Consumer interests have changed, and they will keep changing.

Social media switched the balance of power away from company-controlled communication and into the consumer camp — not just in-the-moment, but precisely at their moment, on their devices, on the channels they choose.

But with the advent of messaging and the recent injection of A.I. into messaging platforms in the form of chatbots, it’s more than just communication that is shifting — it’s the entire way people and businesses interact. While messaging platforms are the future of consumer-brand engagement, A.I. technology is in its infancy as it relates to truly engaging with humans. There is a long way to go before people are having open-ended conversations with chatbots that don’t end in disappointment.

Just message me

Before I explain my point, here’s some background on messaging apps. Messaging platforms are clearly on the rise, growing faster than social media. The four biggest messaging apps are now bigger (in terms of monthly active users) than the four biggest social networks.

Yet, just as communication has made a huge shift away from older digital channels and into messaging, we’re about to see a major shift away from traditional mobile applications and into interactive functionality delivered seamlessly to customers inside messaging applications, often powered by A.I. and bots, with customer service fitting alongside.

WeChat led the way for this to some extent, providing a single ecosystem with payments, identity, and messaging where companies can deliver full app-like functionality within the messaging application.

Facebook Messenger hasn’t gone quite that far (yet), but it does allow interactive functionality to be delivered inside the messaging thread. It is enabling, for example, the ability to flick through a carousel of options, or to have check-in notifications and boarding passes delivered. Some of these bots are using basic natural language processing (NLP) on top of the interactive features, with the option to hand off to a human agent inside the same conversation if a consumer wants to ask anything the bots can’t answer.

Is this really A.I. at all?

Around the same time that Facebook launched their interactive “bot” functionality, a host of other major companies, including Microsoft and Google, released various new platforms that make it easier for developers to employ artificial intelligence and natural language processing in their own bots. With all this news came a ton of hype. For a couple of weeks, bots were the hottest thing in Silicon Valley.

But messenger bots today aren’t really A.I. They’re just a different UI accessed inside a messaging thread. It’s not text as UI — it’s UI as UI, but delivered inside a messaging thread with some conversational elements for text entry.

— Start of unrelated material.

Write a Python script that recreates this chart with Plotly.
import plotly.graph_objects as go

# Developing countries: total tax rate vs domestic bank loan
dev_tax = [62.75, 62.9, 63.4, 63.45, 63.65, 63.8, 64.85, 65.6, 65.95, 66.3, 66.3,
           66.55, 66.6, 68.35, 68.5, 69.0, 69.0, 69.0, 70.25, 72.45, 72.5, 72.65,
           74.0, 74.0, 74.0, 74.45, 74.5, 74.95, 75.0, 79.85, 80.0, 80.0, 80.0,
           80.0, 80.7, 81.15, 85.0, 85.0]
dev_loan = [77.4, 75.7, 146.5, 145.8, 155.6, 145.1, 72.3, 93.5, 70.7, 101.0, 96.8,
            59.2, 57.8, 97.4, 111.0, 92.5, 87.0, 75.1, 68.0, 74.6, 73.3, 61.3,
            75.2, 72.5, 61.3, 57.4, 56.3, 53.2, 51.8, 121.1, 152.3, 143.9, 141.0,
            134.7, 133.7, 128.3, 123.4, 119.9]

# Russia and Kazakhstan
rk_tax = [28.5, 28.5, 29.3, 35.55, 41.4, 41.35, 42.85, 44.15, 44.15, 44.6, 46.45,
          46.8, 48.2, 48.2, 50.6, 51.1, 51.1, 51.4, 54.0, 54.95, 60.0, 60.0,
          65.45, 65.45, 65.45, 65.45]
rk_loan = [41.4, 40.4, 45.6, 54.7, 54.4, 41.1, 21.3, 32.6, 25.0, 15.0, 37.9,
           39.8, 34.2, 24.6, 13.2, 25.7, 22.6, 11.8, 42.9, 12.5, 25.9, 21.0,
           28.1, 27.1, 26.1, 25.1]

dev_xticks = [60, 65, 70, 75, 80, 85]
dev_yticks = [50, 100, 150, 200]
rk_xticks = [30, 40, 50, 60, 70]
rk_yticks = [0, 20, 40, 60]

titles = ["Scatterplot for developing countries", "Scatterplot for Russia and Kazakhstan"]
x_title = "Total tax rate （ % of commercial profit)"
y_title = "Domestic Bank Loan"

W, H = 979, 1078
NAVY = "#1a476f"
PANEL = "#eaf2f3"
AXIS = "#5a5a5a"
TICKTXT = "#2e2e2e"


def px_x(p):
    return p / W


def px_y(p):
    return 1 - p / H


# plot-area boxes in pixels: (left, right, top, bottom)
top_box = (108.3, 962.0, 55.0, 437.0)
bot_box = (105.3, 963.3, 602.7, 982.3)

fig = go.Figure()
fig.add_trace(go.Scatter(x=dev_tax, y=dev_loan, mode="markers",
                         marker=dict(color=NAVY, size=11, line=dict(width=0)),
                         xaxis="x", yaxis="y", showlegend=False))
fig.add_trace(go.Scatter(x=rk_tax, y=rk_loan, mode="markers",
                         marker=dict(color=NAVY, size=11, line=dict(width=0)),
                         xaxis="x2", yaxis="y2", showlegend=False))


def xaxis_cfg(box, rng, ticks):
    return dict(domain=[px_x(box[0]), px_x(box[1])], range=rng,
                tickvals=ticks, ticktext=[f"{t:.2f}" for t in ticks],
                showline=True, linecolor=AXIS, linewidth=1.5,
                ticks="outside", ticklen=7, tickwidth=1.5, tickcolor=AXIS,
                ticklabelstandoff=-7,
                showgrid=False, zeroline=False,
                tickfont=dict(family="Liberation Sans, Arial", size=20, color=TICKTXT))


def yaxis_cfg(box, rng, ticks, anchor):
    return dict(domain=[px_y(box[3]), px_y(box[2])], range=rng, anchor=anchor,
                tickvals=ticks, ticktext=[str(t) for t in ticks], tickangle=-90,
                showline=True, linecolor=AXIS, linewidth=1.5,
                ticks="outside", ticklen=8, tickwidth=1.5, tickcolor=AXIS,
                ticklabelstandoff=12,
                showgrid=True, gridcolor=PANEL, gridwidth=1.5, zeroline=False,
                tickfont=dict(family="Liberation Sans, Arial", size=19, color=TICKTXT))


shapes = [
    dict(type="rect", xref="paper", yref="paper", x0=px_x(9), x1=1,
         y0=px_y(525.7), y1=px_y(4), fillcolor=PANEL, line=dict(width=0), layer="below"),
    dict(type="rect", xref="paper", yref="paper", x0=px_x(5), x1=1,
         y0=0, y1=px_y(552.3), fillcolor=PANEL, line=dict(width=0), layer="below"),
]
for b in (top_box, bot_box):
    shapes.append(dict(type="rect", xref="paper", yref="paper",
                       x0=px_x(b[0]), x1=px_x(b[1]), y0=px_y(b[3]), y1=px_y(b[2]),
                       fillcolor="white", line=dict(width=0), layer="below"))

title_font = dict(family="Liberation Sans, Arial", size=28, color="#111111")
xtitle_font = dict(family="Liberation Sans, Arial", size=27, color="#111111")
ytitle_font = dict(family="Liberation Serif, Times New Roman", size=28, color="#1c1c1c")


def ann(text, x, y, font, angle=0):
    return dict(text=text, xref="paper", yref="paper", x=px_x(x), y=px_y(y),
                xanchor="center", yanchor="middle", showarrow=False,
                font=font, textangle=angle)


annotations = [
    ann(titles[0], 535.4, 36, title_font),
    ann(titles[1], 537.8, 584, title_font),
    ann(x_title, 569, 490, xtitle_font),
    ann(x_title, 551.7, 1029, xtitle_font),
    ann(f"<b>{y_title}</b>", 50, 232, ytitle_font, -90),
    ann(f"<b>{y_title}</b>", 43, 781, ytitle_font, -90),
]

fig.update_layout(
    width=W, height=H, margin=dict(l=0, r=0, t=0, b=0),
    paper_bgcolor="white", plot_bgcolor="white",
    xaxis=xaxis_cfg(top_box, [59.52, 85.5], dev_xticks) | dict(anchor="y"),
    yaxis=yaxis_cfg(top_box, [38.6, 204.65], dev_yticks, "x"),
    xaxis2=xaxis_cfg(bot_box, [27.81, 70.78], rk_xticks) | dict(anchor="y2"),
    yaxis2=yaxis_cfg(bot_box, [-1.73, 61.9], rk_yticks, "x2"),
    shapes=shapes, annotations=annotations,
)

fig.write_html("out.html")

That doesn’t mean they can’t be useful — it’s easier and faster to order flowers using the 1-800 Flowers bot than it is to download a whole separate application that will then be immediately relegated to your third iPhone screen. For the same reason, I’d much rather have my KLM boarding pass delivered to me over Messenger. As this kind of functionality deepens, we’ll see more and more businesses opt to build messaging “bots” (or applets) versus traditional applications. With iOS and Android both improving their own native messaging and notification windows, this functionality could even be delivered straight to a phone without even a messaging platform in between.

Add in A.I. that combines personal data about a customer with situational intelligence from the phone, and the functionality you need could be delivered seamlessly just when you need it.

No smart chatbots (yet)

In the past few years, innovation — especially in hardware — has made large-scale deep learning widely accessible. We now have a thousand flowers blooming across startups and established companies, putting machine learning to work to drive innovation in every area imaginable.

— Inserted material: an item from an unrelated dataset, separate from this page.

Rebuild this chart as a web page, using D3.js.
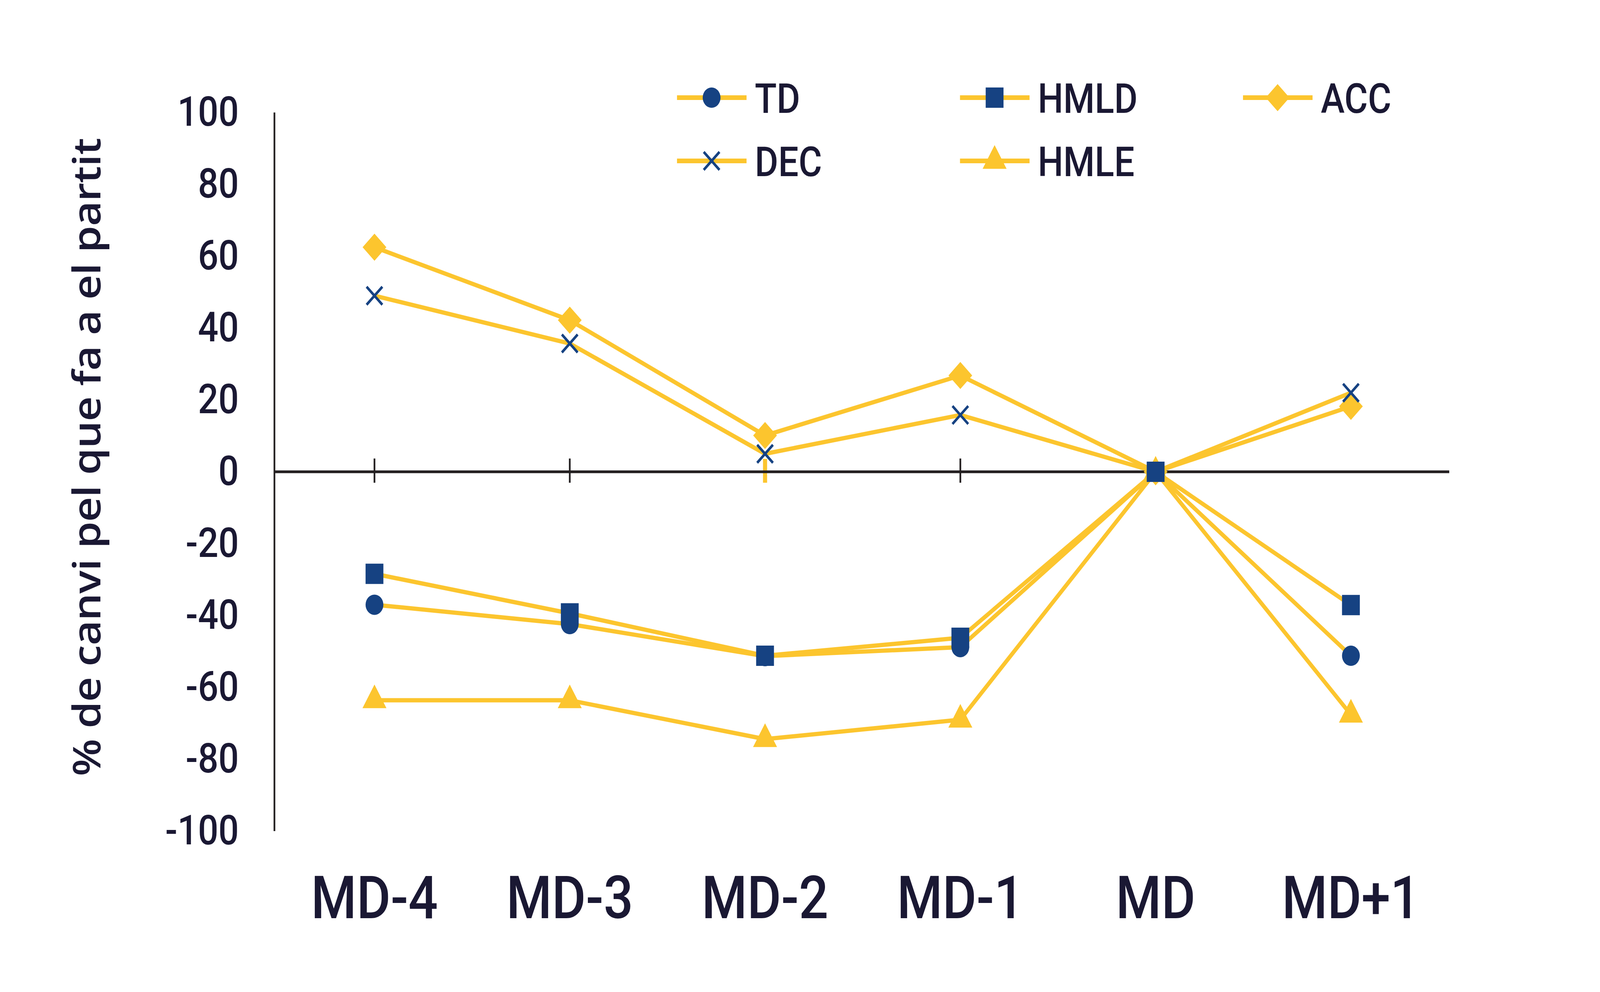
<!DOCTYPE html>
<html>
<head>
<meta charset="utf-8">
<script src="https://cdn.jsdelivr.net/npm/d3@7"></script>
<style>
  html, body { margin: 0; padding: 0; background: #fff; overflow: hidden; }
  svg { display: block; width: 100vw; height: 100vh; }
</style>
</head>
<body>
<svg id="chart"></svg>
<script>
// DATA
var categories = ["MD-4", "MD-3", "MD-2", "MD-1", "MD", "MD+1"];
var td   = [-37.0, -42.4, -51.3, -48.8, 0, -51.2];
var hmld = [-28.4, -39.4, -51.2, -46.2, 0, -37.1];
var acc  = [62.5, 42.2, 10.1, 26.8, 0, 18.2];
var dec  = [49.0, 35.7, 5.0, 15.8, 0, 22.0];
var hmle = [-63.6, -63.6, -74.4, -69.0, 0, -67.6];
var yTicks = [100, 80, 60, 40, 20, 0, -20, -40, -60, -80, -100];
var yTitle = "% de canvi pel que fa a el partit";

var series = [
    { name: "TD",   values: td,   marker: "circle" },
    { name: "HMLD", values: hmld, marker: "square" },
    { name: "ACC",  values: acc,  marker: "diamond" },
    { name: "DEC",  values: dec,  marker: "cross" },
    { name: "HMLE", values: hmle, marker: "triangle" }
];

var YELLOW = "#FCC52E", NAVY = "#164282", TEXT = "#1A1833", AXIS = "#231F20";

// the drawing is laid out in a 4670 x 2540 box and stretched to fill the window
var W = 4670, H = 2540;
var svg = d3.select("#chart")
    .attr("viewBox", "0 0 " + W + " " + H)
    .attr("preserveAspectRatio", "none");
svg.append("rect").attr("width", W).attr("height", H).attr("fill", "#fff");

// SCALES
var x = d3.scalePoint().domain(categories).range([1093, 3943]);
var y = d3.scaleLinear().domain([-100, 100]).range([2128, 288]);
var axisLeftX = 801, axisRightX = 4230;

// marker shapes
var crossType = {
    draw: function (ctx, size) {
        var r = Math.sqrt(size) / 2;
        ctx.moveTo(-r, -r); ctx.lineTo(r, r);
        ctx.moveTo(-r, r); ctx.lineTo(r, -r);
    }
};
function markerPath(kind) {
    if (kind == "circle") return d3.symbol().type(d3.symbolCircle).size(Math.PI * 26 * 26)();
    if (kind == "square") return d3.symbol().type(d3.symbolSquare).size(52 * 52)();
    if (kind == "diamond") return d3.symbol().type(d3.symbolSquare).size(49 * 49)();
    if (kind == "triangle") return d3.symbol().type(d3.symbolTriangle).size(Math.sqrt(3) / 4 * 70 * 70)();
    return d3.symbol().type(crossType).size(46 * 46)();
}
function drawMarker(g, kind, cx, cy) {
    var p = g.append("path")
        .attr("d", markerPath(kind))
        .attr("transform", "translate(" + cx + "," + cy + ")" + (kind == "diamond" ? " rotate(45)" : ""));
    if (kind == "cross") {
        p.attr("fill", "none").attr("stroke", NAVY).attr("stroke-width", 7);
    } else {
        p.attr("fill", (kind == "diamond" || kind == "triangle") ? YELLOW : NAVY);
    }
}

// Y TICK LABELS (plain hyphen for negatives, like the original)
var yAxis = svg.append("g")
    .attr("transform", "translate(" + axisLeftX + ",0)")
    .call(d3.axisLeft(y).tickValues(yTicks).tickSize(0).tickPadding(104)
        .tickFormat(function (d) { return String(d); }));
yAxis.select(".domain").remove();
yAxis.selectAll("text")
    .attr("fill", TEXT)
    .style("font-family", "Roboto, sans-serif")
    .style("font-weight", 500)
    .style("font-size", "105px");

// AXIS LINES
svg.append("line")
    .attr("x1", axisLeftX).attr("x2", axisLeftX)
    .attr("y1", y(100)).attr("y2", y(-100))
    .attr("stroke", AXIS).attr("stroke-width", 5);

// x ticks (none on the last category)
categories.slice(0, categories.length - 1).forEach(function (c) {
    var yellowTick = (c == "MD-2");
    svg.append("line")
        .attr("x1", x(c)).attr("x2", x(c))
        .attr("y1", y(0) - (yellowTick ? 33 : 34)).attr("y2", y(0) + 28)
        .attr("stroke", yellowTick ? YELLOW : AXIS)
        .attr("stroke-width", yellowTick ? 12 : 5);
});

svg.append("line")
    .attr("x1", axisLeftX).attr("x2", axisRightX)
    .attr("y1", y(0)).attr("y2", y(0))
    .attr("stroke", AXIS).attr("stroke-width", 7);

// X CATEGORY LABELS
svg.append("g").selectAll("text")
    .data(categories)
    .join("text")
    .attr("x", function (d) { return x(d); })
    .attr("y", 2351)
    .attr("text-anchor", "middle")
    .attr("fill", TEXT)
    .style("font-family", "Roboto, sans-serif")
    .style("font-weight", 500)
    .style("font-size", "152px")
    .text(function (d) { return d; });

// Y TITLE
svg.append("text")
    .attr("transform", "translate(293,1170) rotate(-90)")
    .attr("text-anchor", "middle")
    .attr("textLength", 1635)
    .attr("lengthAdjust", "spacing")
    .attr("fill", TEXT)
    .style("font-family", "'Open Sans', sans-serif")
    .style("font-weight", 600)
    .style("font-size", "111px")
    .text(yTitle);

// LINES
var line = d3.line()
    .x(function (d, i) { return x(categories[i]); })
    .y(function (d) { return y(d); });

var plot = svg.append("g");
series.forEach(function (s) {
    plot.append("path")
        .attr("d", line(s.values))
        .attr("fill", "none")
        .attr("stroke", YELLOW)
        .attr("stroke-width", 11)
        .attr("stroke-linejoin", "round");
});

// MARKERS (square drawn last, it sits on top at MD)
var markerOrder = ["HMLE", "ACC", "TD", "DEC", "HMLD"];
markerOrder.forEach(function (name) {
    var s = series.find(function (d) { return d.name == name; });
    var g = plot.append("g");
    s.values.forEach(function (v, i) {
        drawMarker(g, s.marker, x(categories[i]), y(v));
    });
});

// LEGEND
var legend = svg.append("g");
series.forEach(function (s, i) {
    var col = i % 3, row = Math.floor(i / 3);
    var lx = 1976 + col * 826, ly = 250 + row * 162;
    legend.append("line")
        .attr("x1", lx).attr("x2", lx + 203)
        .attr("y1", ly).attr("y2", ly)
        .attr("stroke", YELLOW).attr("stroke-width", 12);
    drawMarker(legend, s.marker, lx + 101, ly);
    legend.append("text")
        .attr("x", lx + 227)
        .attr("y", ly + 39)
        .attr("fill", TEXT)
        .style("font-family", "Roboto, sans-serif")
        .style("font-weight", 500)
        .style("font-size", "105px")
        .text(s.name);
});
</script>
</body>
</html>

Combining this with the ability to inject interactive functionality into every mobile engagement with your customer has the potential to make interactions with your customers faster, smarter, and more efficient. But this will come through the application of A.I. in narrow use cases — predicting certain types of issues, understanding customer behavior better, and potentially enabling customer service agents to do their jobs much faster and easier.

But when it comes to real, meaningful customer service conversations, the fact is that AI is just not good enough yet. If you try to use it for general open-ended conversation, it will quickly cause frustration and annoyance. Think of the Tay bot or consumers who turned to social because they were fed up with interactive voice response (IVR) and computers saying no. Replicating the same customer experience in messaging will guarantee that they’ll be back at it, complaining on social media fiercely — and publicly.